Greek Religion and Society
Greek religion was embedded in the life of the polis through sacrifice, festivals, oracles, and panhellenic sanctuaries, while Greek society was organized around households, citizenship, and sharp distinctions of gender and status.
Definition
The study of ancient Greek religious belief and practice together with the social organization of the Greek world, especially in the Archaic and Classical periods.
Scope
This topic covers the religious practices and social structures of ancient Greece: the Olympian pantheon, ritual and sacrifice, oracles and mystery cults, panhellenic sanctuaries and games, alongside the family and household, the status of women, slavery, and the social fabric of the polis.
Core questions
- How was Greek religion structured around ritual, sacrifice, and the polis?
- What roles did oracles, festivals, and panhellenic sanctuaries play?
- How were Greek households organized and women's lives constrained?

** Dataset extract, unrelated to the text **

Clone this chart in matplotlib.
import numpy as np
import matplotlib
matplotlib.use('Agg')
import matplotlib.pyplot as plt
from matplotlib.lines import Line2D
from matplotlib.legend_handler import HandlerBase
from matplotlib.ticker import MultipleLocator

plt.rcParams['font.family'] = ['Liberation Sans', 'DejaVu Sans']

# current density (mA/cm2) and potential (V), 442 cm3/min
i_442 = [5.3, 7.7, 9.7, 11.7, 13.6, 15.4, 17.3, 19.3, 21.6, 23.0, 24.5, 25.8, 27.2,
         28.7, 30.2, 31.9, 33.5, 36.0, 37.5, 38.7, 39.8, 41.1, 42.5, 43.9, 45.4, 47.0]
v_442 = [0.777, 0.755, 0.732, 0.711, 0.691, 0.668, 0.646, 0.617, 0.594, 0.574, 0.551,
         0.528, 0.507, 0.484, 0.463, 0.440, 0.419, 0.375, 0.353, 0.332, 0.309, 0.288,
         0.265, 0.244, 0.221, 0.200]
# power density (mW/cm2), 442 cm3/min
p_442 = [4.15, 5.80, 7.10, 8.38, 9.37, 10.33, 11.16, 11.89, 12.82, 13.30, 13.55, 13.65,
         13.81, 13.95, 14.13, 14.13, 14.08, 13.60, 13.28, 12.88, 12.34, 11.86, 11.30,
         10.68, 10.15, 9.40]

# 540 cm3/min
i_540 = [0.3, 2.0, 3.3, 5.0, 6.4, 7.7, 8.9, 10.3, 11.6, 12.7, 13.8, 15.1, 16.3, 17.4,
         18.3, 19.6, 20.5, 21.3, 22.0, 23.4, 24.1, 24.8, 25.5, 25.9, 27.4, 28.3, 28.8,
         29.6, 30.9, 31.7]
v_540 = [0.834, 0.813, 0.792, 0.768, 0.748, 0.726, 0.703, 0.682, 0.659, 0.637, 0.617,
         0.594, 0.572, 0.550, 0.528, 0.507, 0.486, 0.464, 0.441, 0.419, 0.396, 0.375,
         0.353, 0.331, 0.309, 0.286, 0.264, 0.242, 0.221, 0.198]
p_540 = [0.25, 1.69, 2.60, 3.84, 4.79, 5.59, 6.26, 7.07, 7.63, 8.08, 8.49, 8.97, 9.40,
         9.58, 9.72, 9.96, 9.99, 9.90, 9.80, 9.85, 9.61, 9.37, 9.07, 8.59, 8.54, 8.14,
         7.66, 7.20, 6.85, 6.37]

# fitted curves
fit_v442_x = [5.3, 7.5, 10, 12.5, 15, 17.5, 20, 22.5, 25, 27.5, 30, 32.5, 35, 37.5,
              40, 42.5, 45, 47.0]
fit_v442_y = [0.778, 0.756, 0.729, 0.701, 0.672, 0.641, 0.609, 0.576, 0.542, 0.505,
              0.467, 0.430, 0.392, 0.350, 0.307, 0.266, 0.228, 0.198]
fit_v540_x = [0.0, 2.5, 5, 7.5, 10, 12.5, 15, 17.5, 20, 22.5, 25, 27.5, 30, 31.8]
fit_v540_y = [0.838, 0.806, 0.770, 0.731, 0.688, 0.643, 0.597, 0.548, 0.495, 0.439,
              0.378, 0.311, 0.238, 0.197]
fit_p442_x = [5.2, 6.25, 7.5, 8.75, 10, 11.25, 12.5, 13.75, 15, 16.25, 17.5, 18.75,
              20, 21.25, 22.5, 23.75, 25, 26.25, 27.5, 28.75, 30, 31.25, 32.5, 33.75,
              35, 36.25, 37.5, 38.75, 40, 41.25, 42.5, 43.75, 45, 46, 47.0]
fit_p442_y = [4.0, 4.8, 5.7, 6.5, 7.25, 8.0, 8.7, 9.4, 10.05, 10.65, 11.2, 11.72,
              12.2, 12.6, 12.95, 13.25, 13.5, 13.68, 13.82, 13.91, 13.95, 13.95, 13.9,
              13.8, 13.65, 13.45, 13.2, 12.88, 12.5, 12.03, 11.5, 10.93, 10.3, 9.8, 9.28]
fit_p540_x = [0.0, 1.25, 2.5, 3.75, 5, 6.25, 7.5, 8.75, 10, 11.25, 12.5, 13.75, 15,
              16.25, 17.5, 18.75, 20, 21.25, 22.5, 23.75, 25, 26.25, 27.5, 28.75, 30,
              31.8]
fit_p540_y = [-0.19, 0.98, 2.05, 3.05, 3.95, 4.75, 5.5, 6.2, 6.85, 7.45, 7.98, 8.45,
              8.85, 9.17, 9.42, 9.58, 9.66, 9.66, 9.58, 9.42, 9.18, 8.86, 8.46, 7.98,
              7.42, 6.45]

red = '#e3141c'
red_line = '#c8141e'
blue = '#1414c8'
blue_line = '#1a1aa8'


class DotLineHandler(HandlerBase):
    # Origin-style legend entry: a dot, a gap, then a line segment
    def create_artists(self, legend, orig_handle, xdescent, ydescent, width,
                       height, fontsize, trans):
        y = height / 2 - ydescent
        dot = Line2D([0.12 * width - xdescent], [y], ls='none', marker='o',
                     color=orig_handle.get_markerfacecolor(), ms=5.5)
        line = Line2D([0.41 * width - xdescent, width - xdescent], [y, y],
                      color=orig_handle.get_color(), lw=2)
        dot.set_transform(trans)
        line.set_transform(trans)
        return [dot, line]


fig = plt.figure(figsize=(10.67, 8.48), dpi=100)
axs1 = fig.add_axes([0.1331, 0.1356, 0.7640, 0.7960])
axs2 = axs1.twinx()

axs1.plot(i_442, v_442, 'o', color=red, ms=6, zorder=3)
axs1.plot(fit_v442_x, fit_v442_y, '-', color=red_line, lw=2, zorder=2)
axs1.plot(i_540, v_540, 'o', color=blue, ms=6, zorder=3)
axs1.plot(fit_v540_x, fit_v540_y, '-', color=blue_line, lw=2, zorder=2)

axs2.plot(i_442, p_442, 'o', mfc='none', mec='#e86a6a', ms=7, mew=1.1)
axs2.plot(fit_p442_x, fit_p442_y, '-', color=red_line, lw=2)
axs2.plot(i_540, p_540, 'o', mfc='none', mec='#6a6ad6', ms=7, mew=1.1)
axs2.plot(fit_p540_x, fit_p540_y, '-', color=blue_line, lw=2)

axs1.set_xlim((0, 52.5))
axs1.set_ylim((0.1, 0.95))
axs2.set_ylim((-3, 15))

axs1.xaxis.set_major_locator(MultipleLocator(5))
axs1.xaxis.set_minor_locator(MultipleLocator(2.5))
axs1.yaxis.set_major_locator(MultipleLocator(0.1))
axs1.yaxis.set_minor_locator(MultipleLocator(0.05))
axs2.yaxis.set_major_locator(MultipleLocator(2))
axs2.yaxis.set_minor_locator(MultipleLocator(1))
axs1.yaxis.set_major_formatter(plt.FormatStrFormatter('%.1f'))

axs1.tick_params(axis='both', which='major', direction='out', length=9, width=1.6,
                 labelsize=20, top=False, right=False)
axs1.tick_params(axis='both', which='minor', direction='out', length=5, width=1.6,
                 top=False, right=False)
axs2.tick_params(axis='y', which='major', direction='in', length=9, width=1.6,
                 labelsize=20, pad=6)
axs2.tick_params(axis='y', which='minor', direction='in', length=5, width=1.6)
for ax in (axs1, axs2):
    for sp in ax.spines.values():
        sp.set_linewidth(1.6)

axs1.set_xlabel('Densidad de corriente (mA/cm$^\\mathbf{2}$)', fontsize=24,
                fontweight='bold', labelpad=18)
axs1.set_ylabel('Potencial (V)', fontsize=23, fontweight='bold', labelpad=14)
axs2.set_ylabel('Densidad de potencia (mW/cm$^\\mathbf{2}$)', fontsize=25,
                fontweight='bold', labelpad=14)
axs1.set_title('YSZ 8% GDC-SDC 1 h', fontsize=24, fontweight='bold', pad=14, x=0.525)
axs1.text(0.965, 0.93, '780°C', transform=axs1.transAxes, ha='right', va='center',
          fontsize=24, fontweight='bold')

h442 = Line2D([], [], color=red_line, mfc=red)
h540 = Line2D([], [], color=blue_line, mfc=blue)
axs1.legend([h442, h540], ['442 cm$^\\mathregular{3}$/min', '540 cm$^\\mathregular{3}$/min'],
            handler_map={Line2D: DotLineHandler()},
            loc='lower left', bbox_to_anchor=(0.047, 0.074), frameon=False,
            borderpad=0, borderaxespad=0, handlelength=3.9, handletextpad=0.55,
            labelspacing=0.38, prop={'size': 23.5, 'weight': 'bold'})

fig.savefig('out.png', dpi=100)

- How did slavery and status distinctions shape Greek society?
Key theories
- Polis religion
- Christiane Sourvinou-Inwood's influential model that Greek religion was fundamentally structured by and embedded in the institutions of the city-state rather than being a separate sphere of belief.
- Ritual centrality of sacrifice
- Walter Burkert's emphasis on animal sacrifice and ritual action as the core of Greek religious experience, with myth and theology secondary to cult practice.
History
The study of Greek religion draws on literature, inscriptions recording cults and dedications, and the archaeology of sanctuaries such as Delphi and Olympia. Twentieth-century scholarship moved from a focus on myth toward ritual and the social context of religion, while social history has increasingly recovered the lives of women, slaves, and non-citizens previously marginalized in the sources.
Debates
- Scope and limits of polis religion
- Scholars debate how completely the 'polis religion' model accounts for Greek religious life, given evidence of personal piety, mystery cults, and practices that transcended or operated below the level of the city-state.
Key figures
- Walter Burkert
- Robert Parker
- Sarah B. Pomeroy
- Christiane Sourvinou-Inwood
Related topics
Seminal works
- burkert1985
- parker2011
- pomeroy1995
Frequently asked questions
- Did the Greeks really believe in their gods?

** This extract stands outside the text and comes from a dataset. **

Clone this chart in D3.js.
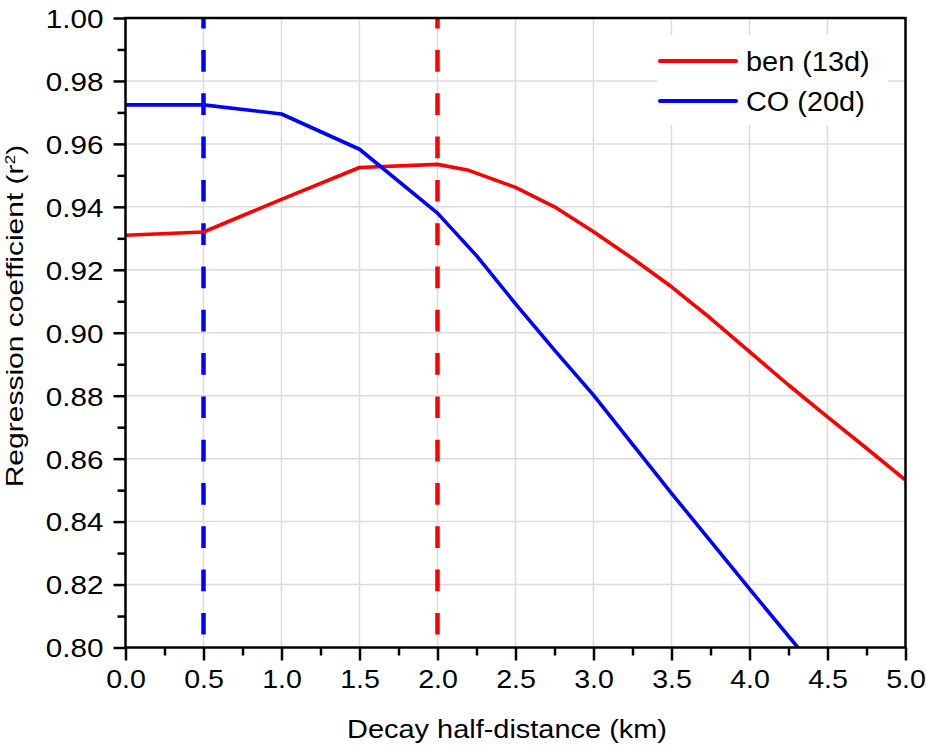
<!DOCTYPE html>
<html>
<head>
<meta charset="utf-8">
<script src="https://cdn.jsdelivr.net/npm/d3@7"></script>
<style>
  body { margin: 0; background: #fff; }
  text { font-family: "Liberation Sans", Arial, Helvetica, sans-serif; fill: #000; }
</style>
</head>
<body>
<div id="chart"></div>
<script>
// values
var benX = [0, 0.5, 1.0, 1.5, 2.0, 2.2, 2.5, 2.75, 3.0, 3.25, 3.5, 3.75, 4.0, 4.25, 4.5, 4.75, 5.0];
var benY = [0.931, 0.932, 0.9424, 0.9525, 0.9535, 0.9516, 0.9462, 0.9400, 0.9321, 0.9236, 0.9146, 0.9046, 0.8940, 0.8834, 0.8733, 0.8633, 0.8532];
var coX = [0, 0.5, 1.0, 1.5, 2.0, 2.25, 2.5, 2.75, 3.0, 3.5, 4.0, 4.31];
var coY = [0.9724, 0.9724, 0.9695, 0.9583, 0.9380, 0.9245, 0.9092, 0.8945, 0.8802, 0.8490, 0.8186, 0.8000];
var seriesNames = ["ben (13d)", "CO (20d)"];
var seriesColors = ["#ff0000", "#0000ff"];
var optimumX = [2.0, 0.5]; // dashed markers: ben, CO
var xTicks = [0, 0.5, 1.0, 1.5, 2.0, 2.5, 3.0, 3.5, 4.0, 4.5, 5.0];
var yTicks = [0.80, 0.82, 0.84, 0.86, 0.88, 0.90, 0.92, 0.94, 0.96, 0.98, 1.00];

var W = 926, H = 751;
var pLeft = 125.5, pRight = 905.5, pTop = 18, pBottom = 647.5;

var svg = d3.select("#chart").append("svg")
    .attr("width", W)
    .attr("height", H);

var x = d3.scaleLinear().domain([0, 5]).range([pLeft, pRight]);
var y = d3.scaleLinear().domain([0.80, 1.00]).range([pBottom, pTop]);

// the source font runs wider than Liberation Sans
function stretch(sel, k) {
  sel.each(function () {
    var w = this.getComputedTextLength();
    d3.select(this).attr("textLength", w * k).attr("lengthAdjust", "spacingAndGlyphs");
  });
}

// grid
var grid = svg.append("g").attr("stroke", "#dcdcdc").attr("stroke-width", 1.5);
grid.selectAll(".gx").data(xTicks.slice(1, -1)).enter().append("line")
    .attr("x1", function (d) { return x(d); }).attr("x2", function (d) { return x(d); })
    .attr("y1", pTop).attr("y2", pBottom);
grid.selectAll(".gy").data(yTicks.slice(1, -1)).enter().append("line")
    .attr("y1", function (d) { return y(d); }).attr("y2", function (d) { return y(d); })
    .attr("x1", pLeft).attr("x2", pRight);

// legend background hides the grid
svg.append("rect")
    .attr("x", 657).attr("y", 35).attr("width", 231).attr("height", 90)
    .attr("fill", "#fff");

svg.append("defs").append("clipPath").attr("id", "plot")
  .append("rect").attr("x", pLeft).attr("y", pTop)
    .attr("width", pRight - pLeft).attr("height", pBottom - pTop);

// dashed markers
svg.selectAll(".opt").data(optimumX).enter().append("line")
    .attr("x1", function (d) { return x(d); }).attr("x2", function (d) { return x(d); })
    .attr("y1", pTop).attr("y2", function (d, i) { return i == 0 ? 640 : 637; })
    .attr("stroke", function (d, i) { return seriesColors[i]; })
    .attr("stroke-width", 4.5)
    .attr("stroke-dasharray", "21.7,21.6")
    .attr("stroke-dashoffset", 11.3);

var line = d3.line()
    .x(function (d) { return x(d[0]); })
    .y(function (d) { return y(d[1]); });

var series = [d3.zip(benX, benY), d3.zip(coX, coY)];
svg.append("g").attr("clip-path", "url(#plot)")
  .selectAll("path").data(series).enter().append("path")
    .attr("d", line)
    .attr("fill", "none")
    .attr("stroke", function (d, i) { return seriesColors[i]; })
    .attr("stroke-width", 3.6)
    .attr("stroke-linejoin", "round");

// frame
svg.append("rect")
    .attr("x", pLeft).attr("y", pTop)
    .attr("width", pRight - pLeft).attr("height", pBottom - pTop)
    .attr("fill", "none").attr("stroke", "#000").attr("stroke-width", 2.5);

// axes
var xAxis = svg.append("g").attr("transform", "translate(0," + pBottom + ")")
    .call(d3.axisBottom(x).tickValues(xTicks).tickSize(13).tickPadding(6)
        .tickFormat(d3.format(".1f")));
var xMinor = svg.append("g").attr("transform", "translate(0," + pBottom + ")")
    .call(d3.axisBottom(x).tickValues(d3.range(0.25, 5, 0.5)).tickSize(8).tickFormat(""));
var yAxis = svg.append("g").attr("transform", "translate(" + pLeft + ",0)")
    .call(d3.axisLeft(y).tickValues(yTicks).tickSize(12).tickPadding(10)
        .tickFormat(d3.format(".2f")));
var yMinor = svg.append("g").attr("transform", "translate(" + pLeft + ",0)")
    .call(d3.axisLeft(y).tickValues(d3.range(0.81, 1.0, 0.02)).tickSize(8).tickFormat(""));

[xAxis, xMinor, yAxis, yMinor].forEach(function (g) {
  g.select(".domain").remove();
  g.selectAll(".tick line").attr("stroke", "#000").attr("stroke-width", 2.5);
  g.selectAll("text").attr("font-size", "26px").attr("fill", "#000")
      .attr("font-family", "Liberation Sans, Arial, sans-serif");
});
yAxis.selectAll("text").attr("x", -22).attr("dy", "0.36em");
xAxis.selectAll("text").attr("y", 22).attr("dy", "0.71em");
stretch(yAxis.selectAll("text"), 1.14);
stretch(xAxis.selectAll("text"), 1.1);

// titles
svg.append("text")
    .attr("x", 507).attr("y", 738)
    .attr("text-anchor", "middle")
    .attr("font-size", "26px")
    .attr("textLength", 320).attr("lengthAdjust", "spacingAndGlyphs")
    .text("Decay half-distance (km)");

var yt = svg.append("text")
    .attr("transform", "translate(23,316) rotate(-90)")
    .attr("text-anchor", "middle")
    .attr("font-size", "24px");
yt.append("tspan").text("Regression coefficient (r");
yt.append("tspan").attr("font-size", "14px").attr("dy", -8).text("2");
yt.append("tspan").attr("dy", 8).text(")");
stretch(yt, 1.25);

// legend
var leg = svg.selectAll(".leg").data(seriesNames).enter().append("g")
    .attr("transform", function (d, i) { return "translate(660," + (61 + i * 40) + ")"; });
leg.append("line")
    .attr("x1", 0).attr("x2", 76)
    .attr("stroke", function (d, i) { return seriesColors[i]; })
    .attr("stroke-width", 4)
    .attr("stroke-linecap", "round");
var legText = leg.append("text")
    .attr("x", 86).attr("dy", "0.36em")
    .attr("font-size", "27px")
    .text(function (d) { return d; });
stretch(legText, 1.07);
</script>
</body>
</html>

- Most Greeks participated in cult and ritual sincerely; belief was expressed mainly through correct practice such as sacrifice and festivals rather than through fixed doctrine.
- What was the status of women in ancient Greece?
- Citizen women generally had limited public and legal roles, centered on the household, though their status and activities varied considerably between cities such as Athens and Sparta.